Selon vous, comment évolueront les études de genre dans les années à venir ?

Le genre (gender) est un outil d’analyse transdisciplinaire dans son origine même : né dans le contexte médical des années 1950 et 1960 aux États-Unis, il a fait l’objet d’une re-sémantisation dans le champ des sciences humaines par l’historienne Joan Scott, en 1985, « catégorie d’analyse utile » pour penser les différenciations, les hiérarchisations, les dispositifs de pouvoir entre hommes et femmes – s’ajoutant ainsi au critère de la classe sociale. Sciences humaines et sciences (dites) exactes y recourent désormais dans une perspective intersectionnelle : classe, origine, langue, sexualité, handicap, genre sont autant d’éléments à prendre en considération pour une étude des sociétés ou pour comprendre divers biais dans notre façon de mener des recherches. 

Limité, il y a vingt ans, à des programmes isolés et parfois ignorés, le genre, en France, s’est enfin « dé-disciplinarisé » – pour reprendre une expression de Michel Foucault – et s’est déployé de façon rapide : les thèses, les HDR et les masters qui intègrent cette approche sont extrêmement nombreux désormais ; des formations (masters, programmes du Capes et l’agrégation) intègrent cet aspect de la recherche, et des structures organisées (laboratoires, programmes) émergent et accueillent un nombre croissant de chercheurs. L’Université de Strasbourg a tout à gagner à soutenir et à promouvoir ces recherches, reconnues par le Haut conseil de l’évaluation de la recherche et de l’enseignement supérieur (Hcéres), l’Institut universitaire de France (IUF), l’Inserm et divers programmes européens. 

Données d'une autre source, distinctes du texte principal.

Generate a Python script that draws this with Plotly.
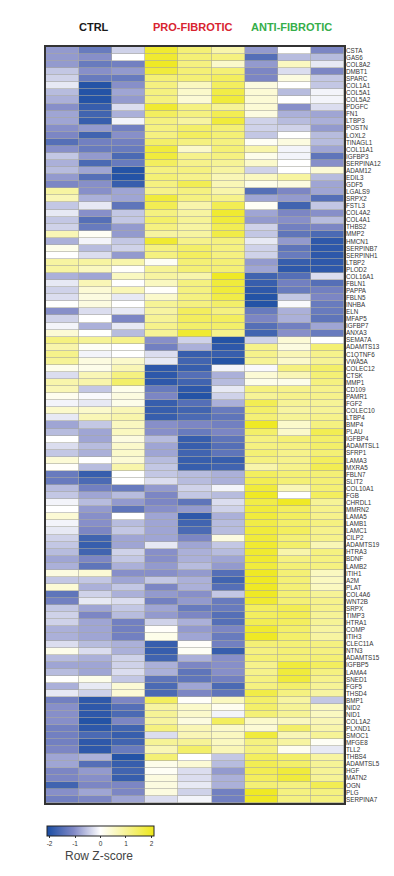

Le genre, comme outil épistémologique, traverse aujourd’hui l’ensemble des enjeux et des problématiques sociales et politiques. Les plus connues sont les questions d’égalité femmes-hommes, mais tout aussi importantes sont les questions d’environnement, d’écologie, de migration, d’éthique ; elles mettent au travail les chercheures et chercheurs en médecine, en sciences de la vie, en neurobiologie, en économie, en Staps, en droit, en sciences humaines, en sciences sociales, en langues, arts et littératures, en sciences politiques. Un récent colloque au Collège de France « Genre et sciences » met à l’honneur cette pluridisciplinarité. Les études de genre ne sont pas limitées à une discipline : elles les traversent et, parfois, les reconfigurent.